Monday

Lawrence of Etruria

Near the end of his life, the British novelist D.H. Lawrence traveled with his friend Earl Brewster to Tuscany to tour tombs and ruins of the ancient Etruscan civilization. The resulting book, Etruscan Places, published posthumously in 1932, is largely a rumination on the state of Italy under Benito Mussolini’s fascist government, which Lawrence compares unfavorably to the Etruscan culture as depicted in elaborate frescos found within the ancient tombs. However, Lawrence also makes several observations about the Etruscan religion, as he conceptualizes it, which reveal an intriguing sensibility on his part that could be described as Gaean, as it definitely reflects the ideas about Gaean Spirituality discussed in previous posts.

In the second chapter, “Tarquinia,” Lawrence displays a receptivity to the belief in a near-universal prehistoric nature religion, even suggesting that it predated the concept of discrete divinities.

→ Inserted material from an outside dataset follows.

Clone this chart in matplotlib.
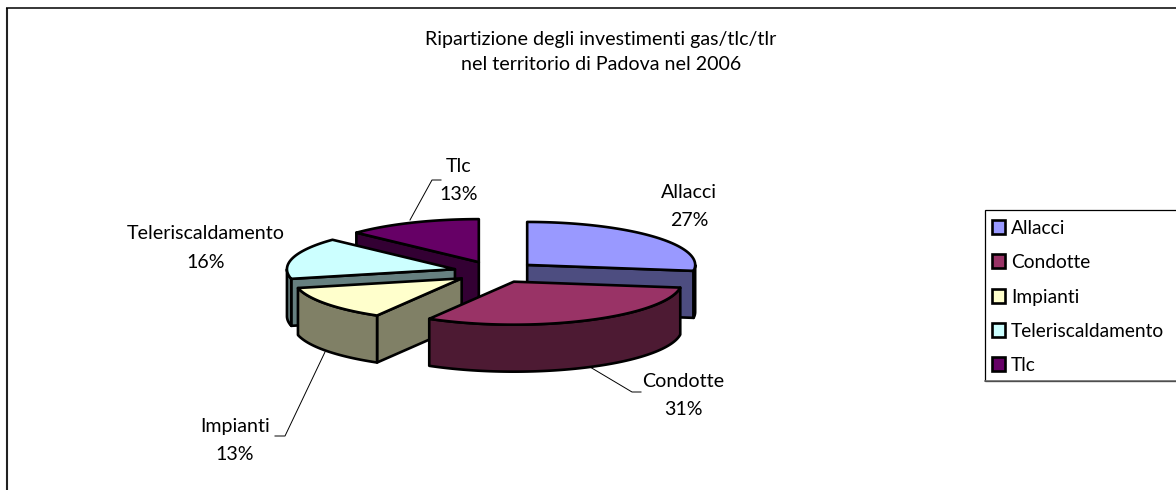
import numpy as np
import matplotlib
matplotlib.use("Agg")
import matplotlib.pyplot as plt
from matplotlib.patches import Polygon, Rectangle

plt.rcParams['font.family'] = ['Lato', 'DejaVu Sans']

title_lines = ["Ripartizione degli investimenti gas/tlc/tlr", "nel territorio di Padova nel 2006"]
categories = ["Allacci", "Condotte", "Impianti", "Teleriscaldamento", "Tlc"]
values = [27.2, 31.2, 13.0, 15.6, 13.0]
top_colors = ["#9999FF", "#993366", "#FFFFCC", "#CCFFFF", "#660066"]
side_colors = ["#4D4D80", "#4D1A33", "#808066", "#668080", "#330033"]

# layout (pixel space of the 1176x490 picture)
CX, CY, RX, RY, DEPTH, EXPLODE = 495.5, 272.0, 168.0, 43.0, 47.0, 0.25
LW = 1.9
FS = 14.1
DY = 1.5

fig = plt.figure(figsize=(11.76, 4.9), dpi=100, facecolor="white")
ax = fig.add_axes([0, 0, 1, 1])
ax.set_xlim(0, 1176)
ax.set_ylim(490, 0)
ax.axis("off")

# chart frame
ax.plot([6.5, 6.5], [490, 8], color="#222222", lw=1.5, solid_capstyle="butt")
ax.plot([6, 1176], [8, 8], color="black", lw=1.1, solid_capstyle="butt")


def rim(cx, cy, a0, a1, dz=0.0):
    """Rim points for clockwise-from-top angles (degrees)."""
    t = np.radians(np.linspace(a0, a1, max(2, int(abs(a1 - a0)) + 2)))
    return np.column_stack([cx + RX * np.sin(t), cy - RY * np.cos(t) + dz])


def draw_wedge(i, a0, a1):
    mid = np.radians((a0 + a1) / 2)
    cx = CX + EXPLODE * RX * np.sin(mid)
    cy = CY - EXPLODE * RY * np.cos(mid)
    style = dict(edgecolor="black", lw=LW, joinstyle="round")
    # cut faces turned towards the viewer
    for ang, normal in ((a0, a0 - 90), (a1, a1 + 90)):
        if np.cos(np.radians(normal)) < -1e-6:
            e = rim(cx, cy, ang, ang)[0]
            ax.add_patch(Polygon([(cx, cy), e, (e[0], e[1] + DEPTH), (cx, cy + DEPTH)],
                                 facecolor=side_colors[i], **style))
    # front outer wall
    w0, w1 = max(a0, 90), min(a1, 270)
    if w1 > w0:
        up = rim(cx, cy, w0, w1)
        down = rim(cx, cy, w0, w1, DEPTH)[::-1]
        ax.add_patch(Polygon(np.vstack([up, down]), facecolor=side_colors[i], **style))
    # top
    ax.add_patch(Polygon(np.vstack([[(cx, cy)], rim(cx, cy, a0, a1)]),
                         facecolor=top_colors[i], **style))


edges = np.concatenate([[0], np.cumsum(values)]) / sum(values) * 360
for i in [4, 3, 0, 2, 1]:
    draw_wedge(i, edges[i], edges[i + 1])

# leader lines
leaders = [([410, 432, 441], [220, 180, 180]),
           ([325, 285, 275], [352, 436, 436]),
           ([590, 632, 641], [367, 392, 392])]
for xs, ys in leaders:
    ax.plot(xs, ys, color="black", lw=0.7)

# title
ax.text(601, 38 + DY, title_lines[0], ha="center", va="center", fontsize=FS)
ax.text(601, 63 + DY, title_lines[1], ha="center", va="center", fontsize=FS)

# data labels
label_pos = [(689, 191, 219), (683, 380, 408), (235, 425, 453), (206, 232, 261), (459, 165, 193)]
for name, v, (x, y1, y2) in zip(categories, values, label_pos):
    ax.text(x, y1 + DY, name, ha="center", va="center", fontsize=FS)
    ax.text(x, y2 + DY, f"{v:.0f}%", ha="center", va="center", fontsize=FS)

# legend
ax.add_patch(Rectangle((984.5, 209.5), 200, 171, facecolor="white", edgecolor="black", lw=0.9))
ax.plot([984.5, 1176], [380.5, 380.5], color="#666666", lw=1.1)
rows = [227, 261, 296, 330, 364]
for name, c, y in zip(categories, top_colors, rows):
    ax.add_patch(Rectangle((992, y - 7), 13, 14, facecolor=c, edgecolor="black", lw=LW))
    ax.text(1011, y + DY, name, ha="left", va="center", fontsize=FS * 0.98)

fig.savefig("out.png", dpi=100, facecolor="white")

There was never an Etruscan nation: only, in historical times, a great league of tribes or nations using the Etruscan language and the Etruscan script—at least officially—and uniting in their religious feeling and observances…. It is probably to a great extent the language of the old aboriginals of southern Etruria, just as the religion is in all probability basically aboriginal, belonging to some vast old religion of the prehistoric world. From the shadow of the prehistoric world emerge dying religions that have not yet invented gods or goddesses, but live by the mystery of the elemental powers in the Universe, the complex vitalities of what we feebly call Nature (p.43).

In the next chapter, “The Painted Tombs of Tarquinia,” Lawrence picks up the thread again, describing the Etruscan religion as one that saw the Planet Earth as a unified living organism, existing in an animistic universe. People and other animals, while discrete entities, are part of the larger system—not separate from it. Lawrence clearly admires the idea of the living world, Gaea, though he wouldn’t have called it that.

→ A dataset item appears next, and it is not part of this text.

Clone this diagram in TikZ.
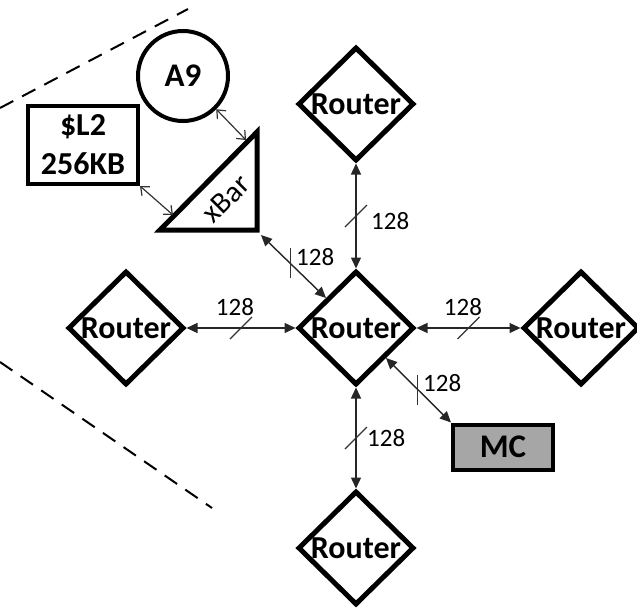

To the Etruscan all was alive; the whole universe lived; and the business of man was himself to live amid it all. He had to draw life into himself, out of the wandering huge vitalities of the world. The cosmos was alive, like a vast creature. The whole thing breathed and stirred. Evaporation went up like breath from the nostrils of a whale, steaming up. The sky received it in its blue bosom, breathed it in and pondered on it and transmuted it, before breathing it out again. Inside the earth were fires like the heat in the hot red liver of a beast. Out of the fissures of the earth came breaths of other breathings, vapours direct from the living physical underneath, exhalations carrying inspiration. The whole thing was alive, and had a great soul, or anima: and in spite of one great soul, there were myriad roving, lesser souls; every man, every creature and tree and lake and mountain and stream, was animate, had its own peculiar consciousness. And has it to-day. The cosmos was one, and its anima was one; but it was made up of creatures. And the greatest creature was earth, with its soul of inner fire (p.89).

The fourth chapter describes how classical civilization moved away from and suppressed the Gaean consciousness, replacing the original ecofeminist understanding of the cosmos with a patriarchal, mechanistic system. An integral part of this new system, Lawrence contends, is the concept of hell—a sort of “anti-nature”—which was alien to the Etruscan way of thinking.

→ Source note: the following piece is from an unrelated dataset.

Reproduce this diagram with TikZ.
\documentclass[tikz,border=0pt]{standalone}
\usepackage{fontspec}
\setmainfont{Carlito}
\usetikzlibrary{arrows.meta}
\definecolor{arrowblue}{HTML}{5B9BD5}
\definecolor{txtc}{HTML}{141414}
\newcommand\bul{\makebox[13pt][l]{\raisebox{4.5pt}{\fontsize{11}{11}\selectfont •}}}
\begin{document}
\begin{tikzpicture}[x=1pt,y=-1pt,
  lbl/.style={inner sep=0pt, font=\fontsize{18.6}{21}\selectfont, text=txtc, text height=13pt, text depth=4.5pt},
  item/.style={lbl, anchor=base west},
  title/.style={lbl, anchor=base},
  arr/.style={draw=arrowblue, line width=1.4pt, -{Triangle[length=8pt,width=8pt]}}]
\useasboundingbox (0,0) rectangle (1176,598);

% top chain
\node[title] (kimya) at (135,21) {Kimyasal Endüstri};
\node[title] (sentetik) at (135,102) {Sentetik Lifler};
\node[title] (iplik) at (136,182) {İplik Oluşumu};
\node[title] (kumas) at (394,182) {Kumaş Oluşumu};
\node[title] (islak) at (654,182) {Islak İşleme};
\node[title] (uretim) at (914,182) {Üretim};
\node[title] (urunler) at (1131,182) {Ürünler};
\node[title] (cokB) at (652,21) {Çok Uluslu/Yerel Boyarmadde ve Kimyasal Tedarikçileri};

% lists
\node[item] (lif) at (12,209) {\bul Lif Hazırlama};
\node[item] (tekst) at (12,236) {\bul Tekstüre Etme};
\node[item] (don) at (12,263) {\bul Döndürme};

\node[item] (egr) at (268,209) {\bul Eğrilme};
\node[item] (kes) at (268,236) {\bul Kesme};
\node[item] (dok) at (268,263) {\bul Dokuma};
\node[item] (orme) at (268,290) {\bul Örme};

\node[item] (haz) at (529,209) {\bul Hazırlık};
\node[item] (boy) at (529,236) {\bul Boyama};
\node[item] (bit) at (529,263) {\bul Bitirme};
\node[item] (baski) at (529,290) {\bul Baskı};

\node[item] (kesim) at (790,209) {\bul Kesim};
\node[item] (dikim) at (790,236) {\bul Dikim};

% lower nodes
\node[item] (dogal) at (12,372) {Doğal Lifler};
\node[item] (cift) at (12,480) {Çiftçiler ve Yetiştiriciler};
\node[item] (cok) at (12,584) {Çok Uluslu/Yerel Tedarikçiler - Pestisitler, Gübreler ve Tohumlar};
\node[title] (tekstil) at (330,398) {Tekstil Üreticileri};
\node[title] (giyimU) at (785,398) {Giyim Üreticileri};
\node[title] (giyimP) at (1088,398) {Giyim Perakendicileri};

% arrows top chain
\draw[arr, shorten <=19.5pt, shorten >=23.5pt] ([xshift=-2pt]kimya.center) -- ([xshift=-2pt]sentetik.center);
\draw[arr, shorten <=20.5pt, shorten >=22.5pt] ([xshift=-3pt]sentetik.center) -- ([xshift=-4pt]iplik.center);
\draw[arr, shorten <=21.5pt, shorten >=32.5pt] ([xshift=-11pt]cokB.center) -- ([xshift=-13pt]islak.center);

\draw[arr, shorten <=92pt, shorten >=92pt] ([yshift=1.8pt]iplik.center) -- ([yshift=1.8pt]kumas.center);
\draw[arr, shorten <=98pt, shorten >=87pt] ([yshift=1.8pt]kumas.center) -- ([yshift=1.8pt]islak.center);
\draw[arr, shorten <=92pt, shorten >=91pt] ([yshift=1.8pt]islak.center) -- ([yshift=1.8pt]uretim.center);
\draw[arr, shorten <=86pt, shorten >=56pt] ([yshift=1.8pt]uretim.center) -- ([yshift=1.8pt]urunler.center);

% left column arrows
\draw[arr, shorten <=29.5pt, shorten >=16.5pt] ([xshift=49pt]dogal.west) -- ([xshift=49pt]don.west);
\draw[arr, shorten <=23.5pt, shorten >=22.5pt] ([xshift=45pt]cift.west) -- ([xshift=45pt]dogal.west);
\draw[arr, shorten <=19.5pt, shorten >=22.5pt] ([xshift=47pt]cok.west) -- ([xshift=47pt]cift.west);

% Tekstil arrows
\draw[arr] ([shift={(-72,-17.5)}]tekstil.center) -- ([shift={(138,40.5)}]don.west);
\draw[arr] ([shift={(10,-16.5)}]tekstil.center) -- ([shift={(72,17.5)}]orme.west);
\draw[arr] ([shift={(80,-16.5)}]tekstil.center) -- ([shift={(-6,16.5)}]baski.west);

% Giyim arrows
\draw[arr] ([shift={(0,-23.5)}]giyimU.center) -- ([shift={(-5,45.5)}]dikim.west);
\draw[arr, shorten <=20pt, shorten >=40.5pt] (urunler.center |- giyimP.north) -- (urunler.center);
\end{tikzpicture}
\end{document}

The old religion of the profound attempt of man to harmonize himself with nature, and hold his own and come to flower in the great seething of life, changed with the Greeks and Romans into a desire to resist nature, to produce a mental cunning and a mechanical force that would outwit Nature and chain her down completely, completely, till at last there should be nothing free in nature at all, all should be controlled, domesticated, put to man’s meaner uses. Curiously enough, with the idea of the triumph over nature arose the idea of a gloomy Hades, a hell and purgatory. To the peoples of the great natural religions the after-life was a continuing of the wonder-journey of life. To the peoples of the Idea the after-life is hell, or purgatory, or nothingness, and paradise is an inadequate fiction (p.131).

Here we see the same basic ideas later expounded on by late 20th-century Neo-Pagan writers such as Oberon & Morning Glory Zell and Anodea Judith, so the roots of Gaean Spirituality clearly go deeper than the counterculture movement of the 1970s. D.H. Lawrence was responding to the same need for a radically different conception of the cosmos in the 1920s that would inspire the later Pagan resurgence.